From knots to foliations - understanding the complexity of tangled ropes

Oxford Mathematician Mehdi Yazdi talks about his study of tangled ropes in 3-dimensional space.

"A 3-manifold is a space that locally looks like the three dimensional space surrounding us. For example, imagine the complement of a closed, possibly tangled rope (i.e., knot) inside 3-dimensional space (Figure 1). One of the essential goals of topology is to understand objects, up to continuous deformations. Therefore, if one can continuously deform one knot into another one, we consider the knots and the corresponding 3-manifolds (i.e., the knot complements) to be the same.

Figure 1

A surface is a two dimensional manifold, meaning that it locally looks like a plane. Examples are a sphere, an American doughnut (i.e., torus, which has one handle) and a pretzel (doughnut with multiple handles!). If we were to remove a small open disk from each of these surfaces, we’d get what we refer to as a surface with boundary. The genus of the surface is the number of handles it has; for example, a doughnut has genus one and a sphere has genus zero.

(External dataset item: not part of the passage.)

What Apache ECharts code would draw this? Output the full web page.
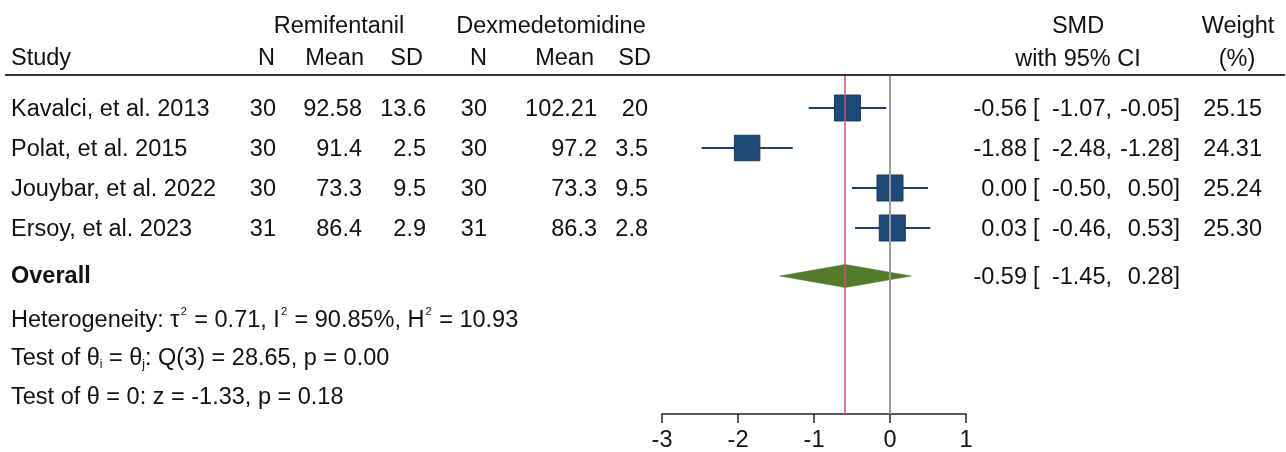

Given two knots that a-priori look totally different, it might be the case that one can be deformed into the other. For example see the knot in Figure 2, which was considered by Ken Miller originally. It is a good exercise to try to untangle this knot (it is possible!). So, a natural question is: how can one tell two knots apart? To answer this question, topologists define invariants for knots. An invariant is a number (or another algebraic object such as a polynomial, a group, etc.) that does not vary under continuous deformations, hence the name. Therefore, if two starting knots have different invariants, they could not be the same, even up to deformations.

Figure 2

A classical and important invariant of a knot is the knot genus. Given any knot, there is an orientable surface in the 3-dimensional space, whose boundary consists of the knot, called a Seifert surface. This is illustrated in Figure 3. This surface is topologically the same as a doughnut with one disk removed from it, even though it looks different! This means that it can be deformed (possibly inside a higher dimensional space) to the standard picture of a doughnut with one disk removed. The genus of the knot K is the minimum genus between all possible orientable surfaces whose boundary is equal to K.

Figure 3

It turns out that determining the genus of a knot is a very difficult question. In fact according to the work of Agol-Hass-Thurston, if we allow both the knot and the ambient manifold to vary, then the question of determining the genus of a knot is NP-complete, roughly meaning that it is as hard as any famous computational problem in computer science. To this date, the only practical way of determining the genus of a knot uses what is called the theory of foliations. The terminology is inspired by the foliations of stratified rocks in geography.

A foliation of a 3-manifold is a decomposition of the 3-manifold into surfaces (called leaves), such that locally, the surfaces fit together like a stack of papers. The caveat is that we allow non-compact surfaces as well. As an example, see the Reeb foliations of the solid torus in Figure 4.

Figure 4

A foliation is called Reeb-less if there is no copy of the foliated solid torus as in Figure 3 anywhere in the 3-manifold. It was Thurston’s discovery that a Seifert surface S for a knot K has the smallest possible genus, if and only if S is a leaf of a Reeb-less foliation of the complement of K. This is only one of many interesting applications of Reeb-less foliations for deducing non-trivial facts about 3-manifolds. Another property being detected by Reeb-less foliations (discovered by Novikov) is whether the manifold has a non-trivial prime decomposition (which we will not define here). Therefore understanding the structure of Reeb-less foliations, and classifying them is of importance.

Kronheimer and Mrowka proved that if we consider foliations up to continuous deformation (of their tangent plane fields), then there are, typically, finitely many Reeb-less foliations on a fixed ambient 3-manifold M. This gives some hope for the classification.

By the work of Pontrjagin and Stiefel, the homotopy classes of plane fields on M are classified by two invariants. One of them is the Euler class of the tangent bundle, which lives in the second cohomology group of M. Our attention will be on the Euler class from now on. 

Building on the work of Roussarie, Thurston proved that the evaluation of the Euler class of a Reeb-less foliation on a compact surface cannot exceed the Euler characteristic of the surface in absolute value. In this case,we say that the Euler class has norm at most one. In 1976 Thurston conjectured that a converse should be true when M is hyperbolic (which is a `generic’ condition by Thurston’s work on hyperbolisation of 3-manifolds). That is, every cohomology class of norm one is realised as the Euler class of some Reeb-less foliation on M.

Together with David Gabai, we disproved this conjecture. The main tool is the fully-marked surface theorem, which can have other potential applications. Recall that the evaluation of the Euler class of a Reeb-less foliation on a surface, cannot exceed the complexity of the surface. On the other hand, the equality happens for every compact leaf of the foliation. The fully-marked surface theorem gives a converse to this statement for closed hyperbolic manifolds, up to homotopy of plane fields of Reeb-less foliations."